Thanks for the sympathies and stories, everyone. I’ve been crampy and sore today, but nothing intense or regular enough to make me want to go anywhere.
stargazer, I’m able to sleep a little better than I was a few weeks ago when pregnancy-insomnia drove me batty. However, last night, our 3yro son completely lost his shit around midnight, and could not be consoled back to sleep until around 2am. He’s coming down with a cold, so he has a cough, and all the chaos of mommy going/coming, grandma here/gone, etc. has him a bit out of his head. That’s the worst night I’ve seen him have in–geez, at least a year, if not longer.
I know, I know ivylass…the whole Ask A Woman Who Gave Birth In Her Bathtub is not exactly hyperbole with me, either. I barely felt my contractions with my first; I had a prolonged early labor (what the OB nurse thinks is happening again this time), and when I finally did go to L&D with him I thought I’d be sent home because I thought they’d stopped. Nope. Strong and regular–I just didn’t notice. Rather than keep me stalled at 4-5cm, they decided to augment my contractions with pitocin. Alice the Goon, the pit did NOTHING to me except put a metallic taste in my mouth. Seriously–I kept waiting for the contractions to hurt, and they didn’t. I remember both our doula and the head OB nurse being slack-jawed that I slept through most of my pitocin-augmented contractions. (I actually remember hearing, through the fog of in-and-out-sleep, the OB nurse saying, “Well, that’s a new one.”) And know this–I didn’t take a drop of anything for pain. With my back history, I didn’t want an epidural needle ANYwhere near my spine, and I wanted to hold off on pain meds until I knew For Sure I needed them. I never really did. Honestly, the contractions never felt bad at ALL–not until my water broke, that is. No sleeping through the OH DEAR GOD contractions that followed. Two hours later, I was pushing; 30min later, RuffLlama was born. I actually stunned the OB on duty (who was at another hospital at the time)–he thought it’d take hours once my water broke. Nope. He didn’t get there in time, and the nurses–despite calling down the hallway for an ER doctor “stat”–delivered my son. He came so fast, my doula and the nurses warned I may not know I’m in labor with my second until he’s halfway out. That might be why they’re sending me every time I feel a twinge. If pitocin contractions without pain relief medications didn’t get my attention, then…yeeeaaaaaah.
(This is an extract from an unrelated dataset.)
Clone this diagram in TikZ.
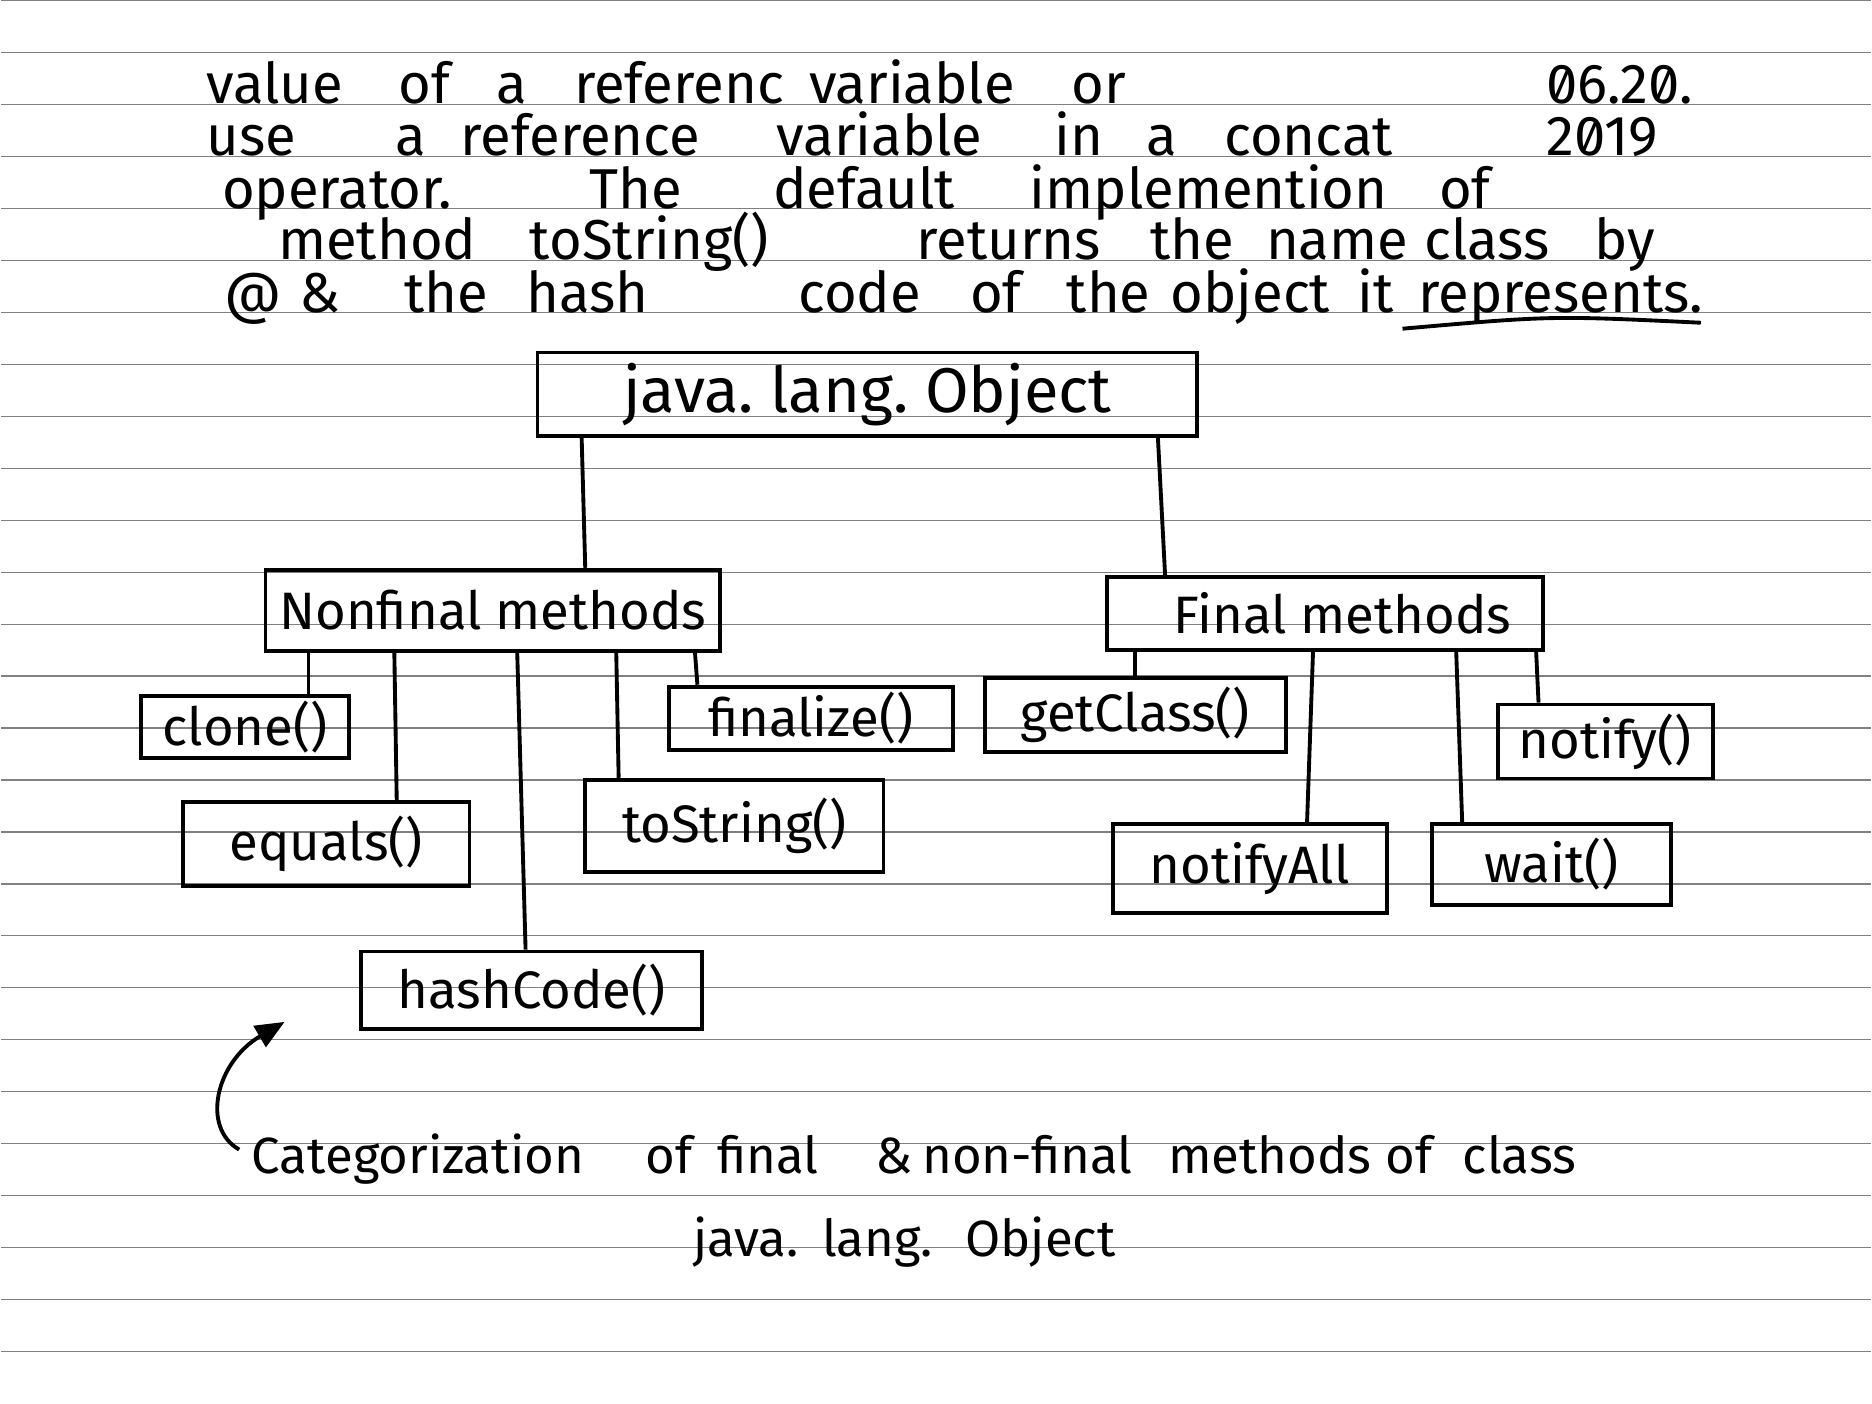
\documentclass[tikz,border=0pt]{standalone}
\usepackage{fontspec}
\setmainfont{Fira Sans}
\newfontfamily\datefont[RawFeature=+zero]{Fira Sans}
\usetikzlibrary{arrows.meta}
\newlength\ux
\setlength\ux{0.1194mm}
\begin{document}
\begin{tikzpicture}[x=0.1194mm, y=-0.1194mm,
  rule/.style={draw=black!50, line width=0.35pt},
  box/.style={draw, line width=1.1pt, inner sep=0pt, font=\fontsize{15}{18}\selectfont},
  bigbox/.style={box, font=\fontsize{18}{21}\selectfont},
  conn/.style={line width=1.1pt},
  word/.style={anchor=base west, inner sep=0pt, font=\fontsize{16}{19}\selectfont},
  capword/.style={anchor=base west, inner sep=0pt, font=\fontsize{14.5}{17}\selectfont}]
% page and ruled lines
\fill[white] (0,0) rectangle (1568,1176);
\foreach \k in {0,...,26} \draw[rule] (0,{\k*43.55}) -- (1568,{\k*43.55});

% top text
\foreach \x/\w [count=\i] in {172/value, 333/of, 415/a, 480/referenc, 677/variable, 897/or}
  \node[word] (la\i) at (\x,86) {\w};
\node[word, font=\fontsize{16}{19}\datefont] (date1) at (1295,86) {06.20.};
\foreach \x/\w [count=\i] in {172/use, 330/a, 385/reference, 650/variable, 883/in, 960/a, 1025/concat}
  \node[word] (lb\i) at (\x,130) {\w};
\node[word, font=\fontsize{16}{19}\datefont] (date2) at (1295,130) {2019};
\foreach \x/\w [count=\i] in {185/operator., 493/The, 647/default, 862/implemention, 1205/of}
  \node[word] (lc\i) at (\x,174) {\w};
\foreach \x/\w [count=\i] in {232/method, 443/toString(), 767/returns, 963/the, 1060/name, 1193/class, 1335/by}
  \node[word] (ld\i) at (\x,217) {\w};
\foreach \x/\w [count=\i] in {187/@, 250/\&, 338/the, 440/hash, 668/code, 812/of, 893/the, 980/object, 1137/it, 1188/represents.}
  \node[word] (le\i) at (\x,261) {\w};
\draw[conn] (1175,275) .. controls (1300,264) .. (1425,270);

% boxes
\node[bigbox, minimum width=553\ux, minimum height=70\ux] (obj) at (726.5,330) {java.\ lang.\ Object};
\node[box, minimum width=381\ux, minimum height=68\ux] (nf) at (412.5,511) {Nonfinal methods};
\node[box, minimum width=366\ux, minimum height=61\ux] (fm) at (1110,513.5) {\hspace*{3.5mm}Final methods};
\node[box, minimum width=174\ux, minimum height=52\ux] (clone) at (205,609) {clone()};
\node[box, minimum width=240\ux, minimum height=70\ux] (equals) at (273,707) {equals()};
\node[box, minimum width=286\ux, minimum height=65\ux] (hash) at (445,829.5) {hashCode()};
\node[box, minimum width=250\ux, minimum height=77\ux] (tostr) at (615,691.5) {toString()};
\node[box, minimum width=238\ux, minimum height=53\ux] (final) at (679,601.5) {finalize()};
\node[box, minimum width=252\ux, minimum height=62\ux] (getc) at (951,599) {getClass()};
\node[box, minimum width=180\ux, minimum height=62\ux] (notify) at (1345,621) {notify()};
\node[box, minimum width=230\ux, minimum height=75\ux] (nall) at (1047,727.5) {notifyAll};
\node[box, minimum width=200\ux, minimum height=68\ux] (wait) at (1300,724) {wait()};

% connectors
\draw[conn] (obj.south -| 487,0) -- (nf.north -| 490,0);
\draw[conn] (obj.south -| 970,0) -- (fm.north -| 976,0);
\draw[conn] (nf.south -| 258,0) -- (clone.north -| 258,0);
\draw[conn] (nf.south -| 330,0) -- (equals.north -| 332,0);
\draw[conn] (nf.south -| 433,0) -- (hash.north -| 440,0);
\draw[conn] (nf.south -| 516,0) -- (tostr.north -| 518,0);
\draw[conn] (nf.south -| 582,0) -- (final.north -| 584,0);
\draw[conn] (fm.south -| 951,0) -- (getc.north -| 951,0);
\draw[conn] (fm.south -| 1100,0) -- (nall.north -| 1095,0);
\draw[conn] (fm.south -| 1220,0) -- (wait.north -| 1225,0);
\draw[conn] (fm.south -| 1287,0) -- (notify.north -| 1289,0);

% caption and arrow
\foreach \x/\w [count=\i] in {210/Categorization, 540/of, 600/final, 733/\&, 772/non-final, 978/methods, 1160/of, 1225/class}
  \node[capword] (ca\i) at (\x,983) {\w};
\foreach \x/\w [count=\i] in {580/java., 688/lang., 808/Object}
  \node[capword] (cb\i) at (\x,1053) {\w};
\coordinate (arrs) at (200,963);
\coordinate (arrt) at (238,856);
\draw[conn, -{Triangle[length=2.9mm, width=2.4mm]}] (arrs) .. controls (168,945) and (180,890) .. (arrt);
\end{tikzpicture}
\end{document}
ENugent, everything is making me tear up these days…gah. But geez, getting yanked around like that back and forth from L&D…I cracked. Ugh. Much better day today. shantih, your story is AWESOME and HILARIOUS. Heh heh heh. Since my mom is here, I may find myself stuck with a Hallmark or Lifetime movie–watch them actually get under my skin. And while I’m not having 6 shots of espresso, I am drinking coffee (getting my daily caffeine allowance). It’s not sitting well with the heartburn, but dammit, I make it. If I don’t drink more than a third of it, well…I still had my coffee! Dammit.
Here’s the interesting twist:
I’m supposed to have a scheduled C-section on 12/21. This is considered an elective C-section: I want it because I shattered a disc while giving birth to my first, and have had two back surgeries since. My OB and neurosurgeon both reassure me I could still deliver vaginally without further injuring my back, but I’m not convinced. I want to C to protect my spine jusssst to be sure. No WAY do I want to have to deal with a freakin’ fusion.
The C-section is scheduled as early as they will do an elective one: 38 weeks, 1 day. But–my family history is ALL of us (my sisters and myself) delivered our babies, our large, healthy, fully cooked babies, by 37 weeks. So…if I go into labor before the C-section date, I’m delivering naturally. Gah. Since my back has given me no trouble this pregnancy (I swear, it’s the best it’s been since before the first surgery), I’m not as worried…but now I have to cram my Learn to Labor class notes and such to try and remember breathing techniques and positions and whatnot.
Of course, if something goes wrong and an emergency C-section is needed, they’ll go through with that regardless of the baby’s gestational age.
This one is, indeed, keeping me guessing. Of course there will be pics, heh. Alice the Goon–little troublemaker, indeed. When I was 12 weeks, I about had a heart attack when it took 2 nurses and 3 machines to find his heartbeat. This was a day after I’d had light spotting; I suddenly thought…OMG, I lost him! Nope. At 16 weeks, it took 2 nurses and 2 machines. At 20 weeks, we were on to him. Then–this is ridiculous–at 34 weeks, they had a hard time finding his heartbeat. Now, I could feel him moving so I knew he was fine, but I was just amazed. How could they miss such a big target?? THEN yesterday, while contracting, the stinker had a foot wedged under a rib. That felt AWESOME when my uterus would get brick-hard. I’d push the foot out of the way–he’d push back. BTW–my mom said he hooked that foot under my rib in a stubborn act of anchoring himself inside. “NO! I will NOT come out and play!”
I’m in trouble with this one, aren’t I.